Philosophy can be the path to many different successful careers. Rather than a narrow preparation for some specific career that closes the doors to other opportunities, Philosophy is a gateway into almost any future you might want to pursue! Philosophy is unique among disciplines in its focus on developing skills crucial for many careers.

Philosophy develops skills crucial for many careers

Problem-Solving Skills

Studying philosophy is a particularly effective way to enhance your problem-solving abilities. It teaches you to analyze concepts, definitions, arguments and problems. It contributes to your capacity to organize ideas and issues, to deal with questions of value, and to extract what is essential from disparate information. Studying philosophy helps you put problems in a manageable form, frame hypotheses, and do research. It helps you both to distinguish fine differences between views and to discover common ground between opposing positions. And it helps you synthesize a variety of views or perspectives into a unified whole.

Communication Skills -Written and Oral

Employers are keen on hiring people with such skills. Philosophy contributes uniquely to the development of expressive and communicative powers. It provides some of the basic tools of self-expression – for instance, skills in presenting ideas through well-constructed, systematic arguments that other fields either do not use, or use less extensively.

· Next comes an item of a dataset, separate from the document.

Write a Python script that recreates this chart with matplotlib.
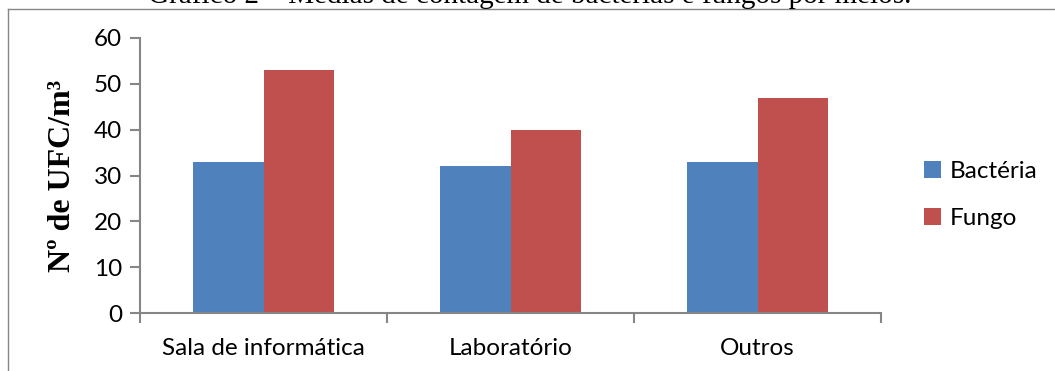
import numpy as np
import matplotlib.pyplot as plt
from matplotlib.lines import Line2D

# Dados
categorias = ['Sala de informática', 'Laboratório', 'Outros']
bacteria = [33, 32, 33]
fungo = [53, 40, 47]
yticks = [0, 10, 20, 30, 40, 50, 60]

W, H = 1055, 371
fig = plt.figure(figsize=(W / 100, H / 100), dpi=100)
ax = fig.add_axes([140 / W, (H - 313) / H, (881 - 140) / W, (313 - 38) / H])

x = np.arange(len(categorias))
bw = 0.286
ax.bar(x - bw / 2, bacteria, bw, color='#4F81BD', label='Bactéria', zorder=2)
ax.bar(x + bw / 2, fungo, bw, color='#C0504D', label='Fungo', zorder=2)

ax.set_xlim(-0.5, 2.5)
ax.set_ylim(0, 60)
ax.set_yticks(yticks)
ax.set_xticks(x)
ax.set_xticklabels(categorias)
ax.set_xticks([-0.5, 0.5, 1.5, 2.5], minor=True)
ax.tick_params(axis='x', which='major', length=0, pad=18)
ax.tick_params(axis='x', which='minor', length=7, width=1.5, color='#868686')
ax.tick_params(axis='y', length=7, width=1.5, color='#868686', pad=6)
for lab in ax.get_xticklabels() + ax.get_yticklabels():
    lab.set_fontfamily('Lato')
    lab.set_fontsize(17.5)

for s in ['top', 'right']:
    ax.spines[s].set_visible(False)
for s in ['left', 'bottom']:
    ax.spines[s].set_color('#868686')
    ax.spines[s].set_linewidth(1.5)

ax.set_ylabel('Nº de UFC/m³', fontfamily='Liberation Serif', fontweight='bold',
              fontsize=23, labelpad=12)

leg = ax.legend(loc='center left', bbox_to_anchor=(902 / W, (H - 195) / H),
                bbox_transform=fig.transFigure, frameon=False,
                prop={'family': 'Lato', 'size': 17.5}, handlelength=0.7,
                handleheight=0.7, handletextpad=0.35, labelspacing=1.1)

# moldura do grafico
fig.add_artist(Line2D([8 / W, 1], [(H - 9) / H, (H - 9) / H], color='#868686', lw=1))
fig.add_artist(Line2D([8 / W, 8 / W], [0, (H - 9) / H], color='#868686', lw=1))

fig.text(530 / W, (H - 3) / H, 'Gráfico 2 – Médias de contagem de bactérias e fungos por meios.',
         ha='center', va='baseline', fontfamily='Liberation Serif', fontsize=21)

fig.savefig('out.png', dpi=100)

It helps you express what is distinctive about your view; enhances your ability to explain difficult material; encourages fair-mindedness in considering opposing points of view; and helps you eliminate ambiguities and vagueness from your writing and speech.

Analytic Reading Skills

Most any career that a Howard University graduate is likely to pursue, will require that you are able to read carefully and critically the verbal material you will be working with – whether it's a legal brief, a scientific report, a company's new policy proposal, or a memo from the head of your division. Philosophy brings you face-to-face with some of the most challenging (and rewarding) texts ever written. Once you have mastered those texts, you'll have the ability and confidence to handle most any text thrown your way.


Through its focus on clear formulations, good arguments, and apt examples, the study of philosophy helps you develop the ability to be convincing. You learn to build and defend your own views, to appreciate competing positions, and to indicate forcefully why you consider your views preferable to alternatives. While many fields give you practice in arguing for your position, philosophy is unique in its focus on the quality of the arguments themselves.

Understanding Other Fields

Philosophy is indispensable for understanding the foundational issues in many disciplines. Many important questions about a discipline, such as the nature of its concepts and its relation to other disciplines, are philosophical in nature. Philosophy of science, for instance, is needed to supplement the understanding of the natural and social sciences which one derives from doing scientific work itself. Similarly, philosophy of law, biomedical ethics, or history of philosophy gives you training in the sort of cross-disciplinary thinking important in today's fast-changing and interrelated careers. It can also help you do well in non- philosophy courses and in other majors or minors.